A generation ago, the San Francisco Police Department was caught working with the Anti-Defamation League of B’nai B’rith, a Jewish civil rights group, to “spy, harass and intimidate” pro-Palestine activists, as the New York Times reported in 1993. But one big difference between the California state police and the Metropolitan Police Department in Washington is that the District of Columbia’s city council has explicitly passed laws barring the city’s police from spying on and framing protesters.
That law came after the Partnership for Civil Justice Fund sued the city after anti-globalization protests more than a dozen years ago.
“We have information showing during the anti-globalization movement that police agencies in both Washington, D.C., and Philadelphia were readily obtaining and using politically created false information by right-wing organizations. It’s very dangerous,” Verheyden-Hilliard said. “But in Washington, D.C., we put these restrictions in place under the law. So there’s a key component here, which is, the police are actually barred by law — there are restrictions on their surveillance of political protest groups. And we are very concerned that they are actually trying to outsource that by working with these right-wing organizations to do what the police are barred by law from doing. But, in our view, that would still be illegal. We don’t think that they can actually work as a proxy.”
It’s chilling to recall what the capital’s police did a dozen years ago, and to ponder who they’re partnering with today to apparently evade restrictions on that behavior.
“We found that the D.C. police were sending agent provocateurs into peaceful organizing meetings, encouraging people to undertake acts of violence, which were rejected,” Verheyden-Hilliard said. “We found that they were sending cops on long-term assignment pretending to be social justice activists. They were going into people’s homes. They were participating in their meetings in an active capacity. And when we were finally able to bring this to light, after some years of litigation, there were laws put into place to make it clear that the police could not conduct themselves in those ways.”
But some police departments are conducting themselves in that manner — and not just in Washington.
“It is shocking and really angering to see the level of collusion and the amount to which the police covered up for the [neo-]Nazis,” Yvette Felarca, “a Berkeley teacher and anti-fascist organizer charged with assault and rioting after participating in the June 2016 Sacramento rally, where she said she was stabbed and bludgeoned in the head,” told the Guardian. “The people who were victimized by the [neo-]Nazis were then victimized by the police and the district attorneys.”
While this police tactic is not new, Verheyden-Hilliard said Trump has given extremists in police ranks his blessing to go after the political left.

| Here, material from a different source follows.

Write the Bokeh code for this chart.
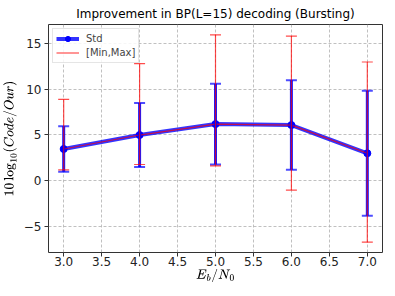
import numpy as np
from bokeh.plotting import figure
from bokeh.models import (ColumnDataSource, Whisker, TeeHead, Legend, LegendItem,
                          SingleIntervalTicker, CustomJSTickFormatter)
from bokeh.embed import file_html
from bokeh.resources import INLINE

# ---- data ----
ebn0 = [3.0, 4.0, 5.0, 6.0, 7.0]
mean_gain = [3.45, 4.98, 6.18, 6.07, 2.98]
std_gain = [2.5, 3.5, 4.42, 4.91, 6.86]
min_gain = [1.15, 1.75, 1.6, -1.06, -6.77]
max_gain = [8.88, 12.8, 15.97, 15.83, 12.99]

title_text = "Improvement in BP(L=15) decoding (Bursting)"
xlabel = r"$$E_b/N_0$$"
ylabel = r"$$10\log_{10}(Code/Our)$$"
legend_labels = ["Std", "[Min,Max]"]

FONT = "DejaVu Sans"

m = np.array(mean_gain)
s = np.array(std_gain)
src = ColumnDataSource(dict(x=ebn0, mean=mean_gain, lo=list(m - s), hi=list(m + s),
                            mn=min_gain, mx=max_gain))

p = figure(frame_width=334, frame_height=228, x_range=(2.8, 7.2), y_range=(-7.9, 17.1),
           output_backend="svg", toolbar_location=None,
           min_border_left=0, min_border_right=1, min_border_top=0, min_border_bottom=0)

p.title.text = title_text
p.title.align = "center"
p.title.text_font = FONT
p.title.text_font_size = "12px"
p.title.text_font_style = "normal"
p.title.text_color = "#000000"
p.title.standoff = 0
p.title.padding = 4

p.outline_line_color = "#333333"
p.outline_line_width = 1
p.background_fill_color = "white"
p.border_fill_color = "white"

p.xgrid.grid_line_color = "#b0b0b0"
p.ygrid.grid_line_color = "#b0b0b0"
p.xgrid.grid_line_dash = "3 2"
p.ygrid.grid_line_dash = "3 2"
p.xgrid.grid_line_width = 0.8
p.ygrid.grid_line_width = 0.8

p.xaxis.ticker = SingleIntervalTicker(interval=0.5)
p.yaxis.ticker = SingleIntervalTicker(interval=5)
p.xaxis.formatter = CustomJSTickFormatter(code="return tick.toFixed(1);")
p.yaxis.formatter = CustomJSTickFormatter(
    code="return tick < 0 ? '\u2212' + Math.abs(tick).toFixed(0) : tick.toFixed(0);")

for ax in (p.xaxis, p.yaxis):
    ax.axis_line_color = None
    ax.major_tick_line_color = "#333333"
    ax.major_tick_out = 4
    ax.major_tick_in = 0
    ax.minor_tick_line_color = None
    ax.major_label_text_font = FONT
    ax.major_label_text_font_size = "12px"
    ax.major_label_text_color = "#222222"
    ax.axis_label_text_font = FONT
    ax.axis_label_text_font_style = "normal"
    ax.axis_label_text_color = "#000000"

p.xaxis.axis_label_text_font_size = "11px"
p.yaxis.axis_label_text_font_size = "10px"
p.xaxis.major_label_standoff = 0
p.yaxis.major_label_standoff = 3
p.xaxis.axis_label_standoff = 0
p.yaxis.axis_label_standoff = 4
p.xaxis.axis_label = xlabel
p.yaxis.axis_label = ylabel

# blue std whiskers
wb = Whisker(source=src, base="x", upper="hi", lower="lo",
             line_color="#0000ff", line_width=3, line_alpha=0.9,
             upper_head=TeeHead(size=11, line_color="#0000ff", line_width=2, line_alpha=0.7),
             lower_head=TeeHead(size=11, line_color="#0000ff", line_width=2, line_alpha=0.7))
wb.level = "glyph"
p.add_layout(wb)

# red min/max whiskers
wr = Whisker(source=src, base="x", upper="mx", lower="mn",
             line_color="#ff0000", line_width=1.2, line_alpha=0.7,
             upper_head=TeeHead(size=11, line_color="#ff0000", line_width=1.2, line_alpha=0.7),
             lower_head=TeeHead(size=11, line_color="#ff0000", line_width=1.2, line_alpha=0.7))
wr.level = "glyph"
p.add_layout(wr)

bl = p.line("x", "mean", source=src, line_color="#0000ff", line_width=4, line_alpha=0.8)
bm = p.scatter("x", "mean", source=src, marker="circle", size=7,
               fill_color="#0000ff", line_color="#0000ff")
rl = p.line("x", "mean", source=src, line_color="#ff0000", line_width=1.2, line_alpha=0.7)

# legend-only glyphs (vertical bar look)
bv = p.scatter(x=[], y=[], marker="dash", angle=np.pi / 2, size=14,
               line_color="#0000ff", line_width=3)
rv = p.scatter(x=[], y=[], marker="dash", angle=np.pi / 2, size=12,
               line_color="#ff0000", line_width=1.2, line_alpha=0.7)

legend = Legend(items=[LegendItem(label=legend_labels[0], renderers=[bl, bv, bm]),
                       LegendItem(label=legend_labels[1], renderers=[rl, rv])],
                location="top_left", margin=4, padding=3, spacing=1,
                glyph_width=23, glyph_height=13, label_height=13,
                label_standoff=7,
                label_text_font=FONT, label_text_font_size="10px",
                border_line_color="#cccccc", border_line_width=1,
                background_fill_alpha=0.85)
p.add_layout(legend)

open("out.html", "w").write(file_html(p, INLINE))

“With Trump taking over the presidency, and his comments before and after, he made it clear that he’s giving a green light to the police to act against social justice demonstrators,” she said. “He has heralded police brutality as an acceptable form of policing. And I think he has certainly sent a message to police forces and to anyone inside those police forces who has an affinity for any of these right-wing organizations that it's completely acceptable to act on their views in the context of policing. We can see with Charlottesville real questionable police conduct; their failure to act against white supremacists and neo-Nazi demonstrators, while simultaneously acting against social justice demonstrators.”